Can’t wait for the follow-up album, ‘In Debt’
British rock band Radiohead makes its new album, «In Rainbows,» available for download on the Internet and lets its fans decide how much they want to pay. Sixty-two percent, according to comScore, decide to pay nothing, while the other 38% voluntarily fork over an average of six bucks.

Fortune: 101 Dumbest Moments in Business

Dumb? For the record companies, maybe– they made exactly nothing off of Radiohead’s new album. But when you consider what the band made, this distribution method makes even iTunes look dated.
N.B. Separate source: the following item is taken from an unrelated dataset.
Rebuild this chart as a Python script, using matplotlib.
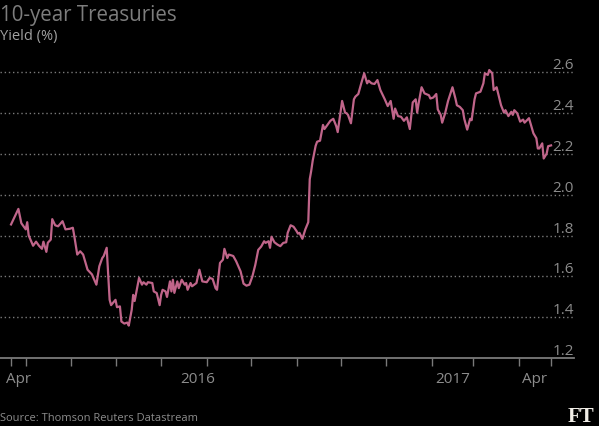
import numpy as np
import matplotlib
matplotlib.use("Agg")
import matplotlib.pyplot as plt
import matplotlib.dates as mdates
from matplotlib.transforms import offset_copy

plt.rcParams['font.family'] = ['Open Sans', 'DejaVu Sans']

# 1) Data read off the chart (days after first observation, yield %)
start_date = np.datetime64("2016-04-21")
day = [0, 5, 7, 10, 11, 12, 15, 17, 19, 21, 22, 24, 25, 27, 28, 30, 32, 35, 37, 40,
       42, 43, 45, 47, 49, 52, 55, 58, 60, 62, 63, 65, 67, 68, 71, 72, 74, 75, 77, 79,
       80, 82, 83, 84, 87, 89, 90, 92, 93, 96, 97, 99, 101, 102, 103, 105, 106, 108, 109, 110,
       111, 113, 114, 116, 118, 119, 120, 122, 123, 126, 128, 130, 133, 135, 137, 139, 140, 142, 144, 145,
       147, 148, 151, 153, 156, 158, 160, 162, 164, 166, 168, 170, 172, 173, 175, 176, 177, 179, 181, 183,
       185, 187, 188, 190, 192, 194, 195, 196, 198, 200, 202, 203, 204, 205, 207, 208, 210, 212, 213, 216,
       217, 219, 221, 222, 225, 227, 228, 229, 231, 233, 234, 236, 238, 240, 242, 243, 245, 247, 249, 251,
       254, 256, 258, 260, 261, 263, 265, 267, 269, 271, 273, 275, 276, 277, 279, 281, 284, 285, 287, 289,
       290, 292, 293, 295, 297, 300, 302, 303, 305, 307, 308, 310, 312, 313, 315, 316, 319, 321, 322, 324,
       325, 327, 328, 330, 331, 333, 335, 336, 338, 340, 341, 342, 344, 346, 348, 349, 352, 353, 355, 357,
       358, 359, 361, 362, 364, 365, 367]
yield_pct = [1.854, 1.93, 1.86, 1.83, 1.865, 1.80, 1.75, 1.77, 1.75, 1.735, 1.77, 1.72, 1.765, 1.78, 1.88, 1.85, 1.845, 1.87, 1.83, 1.833,
             1.838, 1.797, 1.707, 1.723, 1.707, 1.633, 1.61, 1.56, 1.65, 1.69, 1.70, 1.74, 1.486, 1.46, 1.486, 1.45, 1.454, 1.38, 1.37, 1.375,
             1.36, 1.437, 1.51, 1.48, 1.593, 1.56, 1.572, 1.56, 1.572, 1.568, 1.527, 1.519, 1.46, 1.51, 1.535, 1.527, 1.50, 1.576, 1.527, 1.584,
             1.52, 1.576, 1.543, 1.584, 1.56, 1.568, 1.535, 1.568, 1.552, 1.568, 1.633, 1.576, 1.572, 1.593, 1.588, 1.543, 1.535, 1.666, 1.682, 1.735,
             1.69, 1.707, 1.70, 1.674, 1.625, 1.565, 1.555, 1.56, 1.60, 1.657, 1.73, 1.746, 1.772, 1.764, 1.772, 1.74, 1.794, 1.767, 1.756, 1.748,
             1.764, 1.767, 1.813, 1.85, 1.843, 1.822, 1.809, 1.813, 1.784, 1.83, 1.865, 2.075, 2.116, 2.165, 2.238, 2.258, 2.263, 2.34, 2.32, 2.35,
             2.36, 2.37, 2.334, 2.305, 2.457, 2.40, 2.397, 2.389, 2.348, 2.465, 2.478, 2.491, 2.543, 2.592, 2.543, 2.556, 2.543, 2.54, 2.559, 2.51,
             2.465, 2.432, 2.457, 2.37, 2.42, 2.383, 2.38, 2.36, 2.377, 2.32, 2.45, 2.465, 2.40, 2.446, 2.524, 2.494, 2.485, 2.469, 2.474, 2.491,
             2.416, 2.389, 2.351, 2.397, 2.457, 2.524, 2.469, 2.436, 2.428, 2.412, 2.37, 2.317, 2.37, 2.363, 2.465, 2.494, 2.502, 2.543, 2.592, 2.584,
             2.608, 2.592, 2.51, 2.524, 2.494, 2.436, 2.40, 2.412, 2.383, 2.404, 2.389, 2.412, 2.397, 2.356, 2.366, 2.351, 2.373, 2.348, 2.299, 2.275,
             2.225, 2.225, 2.25, 2.176, 2.20, 2.236, 2.24]

y_ticks = [1.2, 1.4, 1.6, 1.8, 2.0, 2.2, 2.4, 2.6]
x_label_dates = ["2016-04-26", "2016-08-26", "2017-02-15", "2017-04-12"]
x_labels = ["Apr", "2016", "2017", "Apr"]

dates = start_date + np.array(day).astype("timedelta64[D]")
x = mdates.date2num(dates)

bg = "#000000"
text_grey = "#8c8c8c"
axis_grey = "#7a7a7a"
line_col = "#c0658a"

# 2) Figure
fig = plt.figure(figsize=(5.99, 4.26), dpi=100, facecolor=bg)
ax = fig.add_axes([0.0, 0.1587, 0.9583, 0.7019], facecolor=bg)

ax.plot(x, yield_pct, color=line_col, lw=1.6, solid_joinstyle="round", zorder=3)

ax.set_xlim(mdates.date2num(np.datetime64("2016-04-13")) + 0.5,
            mdates.date2num(np.datetime64("2017-05-08")) + 0.6)
ax.set_ylim(1.2, 2.66)

# gridlines and right-hand labels sitting on top of them
ax.set_yticks([])
for v in y_ticks:
    if v > y_ticks[0]:
        ax.axhline(v, color=axis_grey, lw=1.0, ls=(0, (1, 2)), zorder=1)
label_tr = offset_copy(ax.get_yaxis_transform(), fig=fig, x=0, y=3, units="dots")
for v in y_ticks:
    ax.text(1.0, v, f"{v:.1f}", transform=label_tr, ha="right", va="baseline",
            fontsize=11, color=text_grey)

# x axis: month tick marks, labels set separately
month_ticks = list(mdates.date2num(np.arange("2016-05", "2017-05", dtype="datetime64[M]").astype("datetime64[D]")))
ax.set_xticks([x[0]] + month_ticks + [x[-1]])
ax.set_xticks(mdates.date2num(np.array(x_label_dates, dtype="datetime64[D]")), minor=True)
ax.set_xticklabels([], minor=False)
ax.set_xticklabels(x_labels, minor=True)
ax.tick_params(axis="x", which="major", length=6, width=1, color=axis_grey, direction="out")
ax.tick_params(axis="x", which="minor", length=0, pad=10, labelsize=11, labelcolor=text_grey)

for s in ["top", "left", "right"]:
    ax.spines[s].set_visible(False)
ax.spines["bottom"].set_color(axis_grey)
ax.spines["bottom"].set_linewidth(1.3)

# 3) Titles and footer
fig.text(0.0, 0.9514, "10-year Treasuries", fontsize=14.8, color="#7d7d7d", ha="left", va="baseline")
fig.text(0.0, 0.906, "Yield (%)", fontsize=10.5, color="#a0a0a0", ha="left", va="baseline")
fig.text(0.0, 0.011, "Source: Thomson Reuters Datastream", fontsize=8, color=text_grey, ha="left", va="baseline")
fig.text(0.993, 0.009, "FT", fontsize=15, color="#f0ede6", ha="right", va="baseline",
         family=["Liberation Serif", "DejaVu Serif"], fontweight="bold")

fig.savefig("out.png", dpi=100, facecolor=bg)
TUAW: Fortune: Radiohead was dumb to ditch iTunes, make more money

Of course, the labels — Warner included — already shamelessly steal from their artists in the realm of digital downloads, through a crooked accounting process. Here’s how it works: artists are generally entitled to a seven percent royalty on «sales,» but are contractually guaranteed a fifty percent royalty on «licensing.» When the labels «sell» you a song online, they actually claim that they’re only giving you a license to the music (and that’s why they can attach all kinds of unreasonable conditions to the transaction — see next paragraph for more). If you’re only getting a license — rather than making a purchase — then 49.5 cents from ever $0.99 track should go straight to the artist. Instead, they get a measly seven cents.